## WORK TO COMPLETE
Would you return the run of lines that starts at the one with "Emit a web page" and ends at the one with "const arrowToY = [73.9, 52.4, 63.9];", ends included, exactly as written and without the images?
BEGIN DATA EXTRACT
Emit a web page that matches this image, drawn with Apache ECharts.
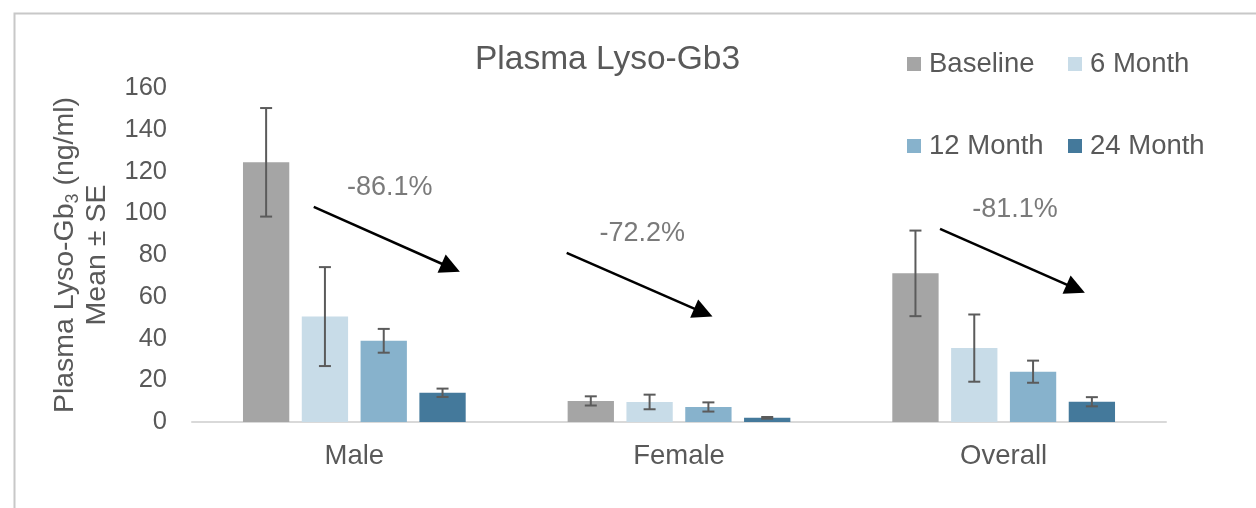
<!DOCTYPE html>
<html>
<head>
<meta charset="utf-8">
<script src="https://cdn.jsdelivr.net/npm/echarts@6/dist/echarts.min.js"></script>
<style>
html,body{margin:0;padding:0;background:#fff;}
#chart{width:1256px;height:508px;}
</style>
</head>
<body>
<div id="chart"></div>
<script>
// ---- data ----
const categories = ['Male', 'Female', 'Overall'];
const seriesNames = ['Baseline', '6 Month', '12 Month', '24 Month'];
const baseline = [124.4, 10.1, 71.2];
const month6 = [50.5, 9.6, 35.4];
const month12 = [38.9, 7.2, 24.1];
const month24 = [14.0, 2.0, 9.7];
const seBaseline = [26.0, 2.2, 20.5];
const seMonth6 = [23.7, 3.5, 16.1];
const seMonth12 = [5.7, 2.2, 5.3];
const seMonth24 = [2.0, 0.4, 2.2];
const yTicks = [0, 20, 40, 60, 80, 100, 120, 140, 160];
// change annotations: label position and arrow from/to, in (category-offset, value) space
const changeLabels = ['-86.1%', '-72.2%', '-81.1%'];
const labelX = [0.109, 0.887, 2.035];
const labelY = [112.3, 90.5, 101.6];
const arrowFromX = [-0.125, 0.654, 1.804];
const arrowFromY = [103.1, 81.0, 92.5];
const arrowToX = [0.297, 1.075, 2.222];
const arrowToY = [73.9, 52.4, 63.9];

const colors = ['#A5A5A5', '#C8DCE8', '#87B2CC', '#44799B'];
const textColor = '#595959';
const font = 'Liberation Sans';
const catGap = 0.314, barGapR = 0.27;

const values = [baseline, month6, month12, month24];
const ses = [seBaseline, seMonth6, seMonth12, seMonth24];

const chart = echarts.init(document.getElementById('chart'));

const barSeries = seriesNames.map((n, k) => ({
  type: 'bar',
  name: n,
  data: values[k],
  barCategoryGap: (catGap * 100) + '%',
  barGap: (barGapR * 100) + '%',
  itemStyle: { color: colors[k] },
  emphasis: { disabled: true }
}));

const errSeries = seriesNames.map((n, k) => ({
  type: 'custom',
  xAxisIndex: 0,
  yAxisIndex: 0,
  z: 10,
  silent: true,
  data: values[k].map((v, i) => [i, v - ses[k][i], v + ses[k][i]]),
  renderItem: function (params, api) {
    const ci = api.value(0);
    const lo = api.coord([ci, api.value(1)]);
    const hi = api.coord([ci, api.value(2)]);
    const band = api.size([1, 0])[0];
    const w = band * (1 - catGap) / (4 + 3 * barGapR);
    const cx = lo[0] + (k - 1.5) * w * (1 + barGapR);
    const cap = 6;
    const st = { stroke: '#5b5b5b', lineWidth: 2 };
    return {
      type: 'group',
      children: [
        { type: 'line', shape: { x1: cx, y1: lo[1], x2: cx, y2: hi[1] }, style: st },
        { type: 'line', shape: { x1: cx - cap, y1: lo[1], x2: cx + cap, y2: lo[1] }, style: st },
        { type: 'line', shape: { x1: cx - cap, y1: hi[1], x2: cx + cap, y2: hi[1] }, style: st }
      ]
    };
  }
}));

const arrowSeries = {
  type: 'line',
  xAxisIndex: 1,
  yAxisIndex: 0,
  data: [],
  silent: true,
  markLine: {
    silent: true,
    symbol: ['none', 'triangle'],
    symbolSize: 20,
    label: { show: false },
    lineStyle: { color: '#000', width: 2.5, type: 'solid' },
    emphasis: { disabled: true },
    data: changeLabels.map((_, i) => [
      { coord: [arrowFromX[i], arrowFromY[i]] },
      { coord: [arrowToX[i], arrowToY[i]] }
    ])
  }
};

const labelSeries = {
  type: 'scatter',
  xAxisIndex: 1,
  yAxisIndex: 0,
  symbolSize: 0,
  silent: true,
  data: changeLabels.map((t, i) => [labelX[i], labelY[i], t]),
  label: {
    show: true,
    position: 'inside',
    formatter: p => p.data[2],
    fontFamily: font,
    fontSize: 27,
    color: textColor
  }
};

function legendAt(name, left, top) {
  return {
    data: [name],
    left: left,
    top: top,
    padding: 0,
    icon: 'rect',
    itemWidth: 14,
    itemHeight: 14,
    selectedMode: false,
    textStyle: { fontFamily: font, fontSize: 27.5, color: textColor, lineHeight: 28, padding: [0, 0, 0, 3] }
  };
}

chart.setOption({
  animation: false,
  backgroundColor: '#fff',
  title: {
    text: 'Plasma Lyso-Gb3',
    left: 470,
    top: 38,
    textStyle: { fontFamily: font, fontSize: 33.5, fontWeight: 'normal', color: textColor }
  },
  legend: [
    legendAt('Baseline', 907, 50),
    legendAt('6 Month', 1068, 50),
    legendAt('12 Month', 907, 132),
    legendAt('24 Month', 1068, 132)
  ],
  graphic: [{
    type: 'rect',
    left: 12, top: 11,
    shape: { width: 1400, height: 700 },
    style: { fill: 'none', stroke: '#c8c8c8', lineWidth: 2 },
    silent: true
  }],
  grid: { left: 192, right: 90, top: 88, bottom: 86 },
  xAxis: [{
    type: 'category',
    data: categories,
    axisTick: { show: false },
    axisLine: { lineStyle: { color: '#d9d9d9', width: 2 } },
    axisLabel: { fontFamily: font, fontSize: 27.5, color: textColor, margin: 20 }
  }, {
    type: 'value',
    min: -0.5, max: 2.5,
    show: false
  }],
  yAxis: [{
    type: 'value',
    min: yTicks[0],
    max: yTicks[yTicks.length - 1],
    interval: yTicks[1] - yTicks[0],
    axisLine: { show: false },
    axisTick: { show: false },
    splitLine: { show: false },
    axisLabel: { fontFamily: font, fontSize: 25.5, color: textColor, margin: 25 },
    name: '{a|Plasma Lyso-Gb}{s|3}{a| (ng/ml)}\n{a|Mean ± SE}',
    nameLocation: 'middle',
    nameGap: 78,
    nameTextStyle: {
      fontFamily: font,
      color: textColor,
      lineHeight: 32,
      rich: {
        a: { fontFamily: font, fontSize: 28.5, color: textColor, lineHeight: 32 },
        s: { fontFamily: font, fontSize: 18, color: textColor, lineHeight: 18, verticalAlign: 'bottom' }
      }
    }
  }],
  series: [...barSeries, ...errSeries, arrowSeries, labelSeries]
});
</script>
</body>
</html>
END DATA EXTRACT
BEGIN DATA EXTRACT
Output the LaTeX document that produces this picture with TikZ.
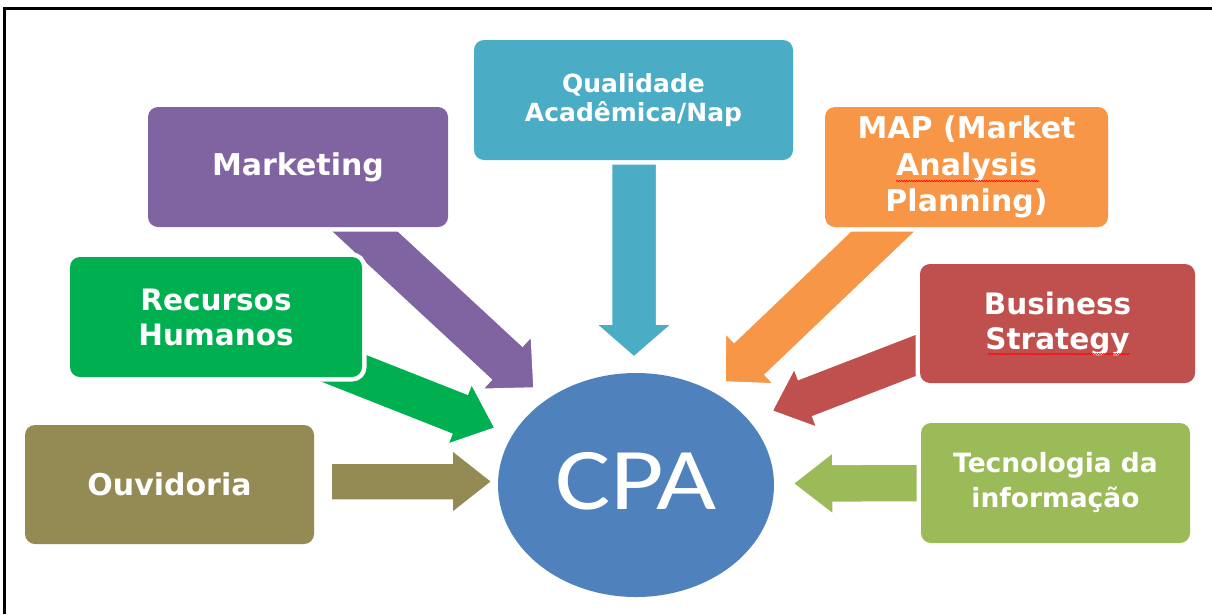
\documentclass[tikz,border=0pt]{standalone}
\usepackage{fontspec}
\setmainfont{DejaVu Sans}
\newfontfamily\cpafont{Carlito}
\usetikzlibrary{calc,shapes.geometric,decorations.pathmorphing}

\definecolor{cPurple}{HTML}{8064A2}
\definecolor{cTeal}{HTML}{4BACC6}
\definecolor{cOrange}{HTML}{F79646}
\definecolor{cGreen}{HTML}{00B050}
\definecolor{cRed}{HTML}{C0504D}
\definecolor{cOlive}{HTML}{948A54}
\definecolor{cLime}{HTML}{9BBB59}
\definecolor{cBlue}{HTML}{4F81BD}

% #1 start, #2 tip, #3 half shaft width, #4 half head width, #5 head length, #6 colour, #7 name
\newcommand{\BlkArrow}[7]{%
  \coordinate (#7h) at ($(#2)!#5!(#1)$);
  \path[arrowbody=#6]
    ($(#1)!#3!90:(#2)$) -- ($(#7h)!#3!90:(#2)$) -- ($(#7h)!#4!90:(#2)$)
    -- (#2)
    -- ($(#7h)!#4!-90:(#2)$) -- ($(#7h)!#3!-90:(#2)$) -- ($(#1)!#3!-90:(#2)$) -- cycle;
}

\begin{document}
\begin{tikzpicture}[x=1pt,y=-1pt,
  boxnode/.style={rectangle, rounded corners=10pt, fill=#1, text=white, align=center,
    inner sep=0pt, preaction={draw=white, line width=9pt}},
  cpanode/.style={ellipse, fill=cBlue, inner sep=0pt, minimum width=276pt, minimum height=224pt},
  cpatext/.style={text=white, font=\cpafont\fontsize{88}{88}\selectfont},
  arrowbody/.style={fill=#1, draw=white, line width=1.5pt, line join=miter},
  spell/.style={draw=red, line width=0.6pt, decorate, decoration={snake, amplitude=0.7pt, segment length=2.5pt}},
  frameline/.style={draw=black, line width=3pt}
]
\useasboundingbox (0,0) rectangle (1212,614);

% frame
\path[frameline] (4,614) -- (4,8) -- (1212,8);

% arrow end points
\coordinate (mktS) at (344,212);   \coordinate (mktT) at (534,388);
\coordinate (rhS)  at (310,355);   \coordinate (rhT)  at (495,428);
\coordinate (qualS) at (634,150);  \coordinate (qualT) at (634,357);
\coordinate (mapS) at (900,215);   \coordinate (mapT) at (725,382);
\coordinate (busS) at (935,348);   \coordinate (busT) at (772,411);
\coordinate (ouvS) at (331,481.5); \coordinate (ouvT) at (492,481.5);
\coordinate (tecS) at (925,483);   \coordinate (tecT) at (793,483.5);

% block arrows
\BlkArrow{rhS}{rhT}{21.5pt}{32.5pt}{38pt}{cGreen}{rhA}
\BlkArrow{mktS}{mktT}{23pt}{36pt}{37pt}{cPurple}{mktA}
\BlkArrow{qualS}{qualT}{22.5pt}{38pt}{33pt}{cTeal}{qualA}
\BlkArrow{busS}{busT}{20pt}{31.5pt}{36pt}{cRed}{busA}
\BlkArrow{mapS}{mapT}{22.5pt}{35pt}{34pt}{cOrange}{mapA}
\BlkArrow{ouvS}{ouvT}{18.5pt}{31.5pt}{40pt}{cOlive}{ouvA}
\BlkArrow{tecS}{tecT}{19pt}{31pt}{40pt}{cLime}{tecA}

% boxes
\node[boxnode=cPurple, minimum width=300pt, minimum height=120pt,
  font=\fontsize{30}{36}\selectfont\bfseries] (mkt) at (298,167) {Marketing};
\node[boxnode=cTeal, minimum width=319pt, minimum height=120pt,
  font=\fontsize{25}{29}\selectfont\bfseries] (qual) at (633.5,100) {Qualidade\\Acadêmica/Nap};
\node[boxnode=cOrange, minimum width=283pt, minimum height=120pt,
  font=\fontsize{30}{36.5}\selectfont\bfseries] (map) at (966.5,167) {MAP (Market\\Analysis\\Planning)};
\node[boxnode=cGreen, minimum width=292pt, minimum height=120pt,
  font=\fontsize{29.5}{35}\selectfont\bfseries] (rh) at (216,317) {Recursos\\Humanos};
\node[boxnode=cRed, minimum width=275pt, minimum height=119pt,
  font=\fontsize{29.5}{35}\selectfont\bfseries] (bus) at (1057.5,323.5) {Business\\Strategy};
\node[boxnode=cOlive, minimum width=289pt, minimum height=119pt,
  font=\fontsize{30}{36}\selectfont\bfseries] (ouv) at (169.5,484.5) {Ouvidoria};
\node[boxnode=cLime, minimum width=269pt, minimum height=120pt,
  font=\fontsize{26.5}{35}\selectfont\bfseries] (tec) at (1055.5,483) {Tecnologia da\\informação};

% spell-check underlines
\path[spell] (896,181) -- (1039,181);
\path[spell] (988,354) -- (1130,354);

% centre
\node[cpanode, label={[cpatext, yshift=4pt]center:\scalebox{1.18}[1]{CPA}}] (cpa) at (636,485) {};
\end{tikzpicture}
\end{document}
END DATA EXTRACT
## SOLVED PROBLEM
Emit a web page that matches this image, drawn with Apache ECharts.
<!DOCTYPE html>
<html>
<head>
<meta charset="utf-8">
<script src="https://cdn.jsdelivr.net/npm/echarts@6/dist/echarts.min.js"></script>
<style>
html,body{margin:0;padding:0;background:#fff;}
#chart{width:1256px;height:508px;}
</style>
</head>
<body>
<div id="chart"></div>
<script>
// ---- data ----
const categories = ['Male', 'Female', 'Overall'];
const seriesNames = ['Baseline', '6 Month', '12 Month', '24 Month'];
const baseline = [124.4, 10.1, 71.2];
const month6 = [50.5, 9.6, 35.4];
const month12 = [38.9, 7.2, 24.1];
const month24 = [14.0, 2.0, 9.7];
const seBaseline = [26.0, 2.2, 20.5];
const seMonth6 = [23.7, 3.5, 16.1];
const seMonth12 = [5.7, 2.2, 5.3];
const seMonth24 = [2.0, 0.4, 2.2];
const yTicks = [0, 20, 40, 60, 80, 100, 120, 140, 160];
// change annotations: label position and arrow from/to, in (category-offset, value) space
const changeLabels = ['-86.1%', '-72.2%', '-81.1%'];
const labelX = [0.109, 0.887, 2.035];
const labelY = [112.3, 90.5, 101.6];
const arrowFromX = [-0.125, 0.654, 1.804];
const arrowFromY = [103.1, 81.0, 92.5];
const arrowToX = [0.297, 1.075, 2.222];
const arrowToY = [73.9, 52.4, 63.9];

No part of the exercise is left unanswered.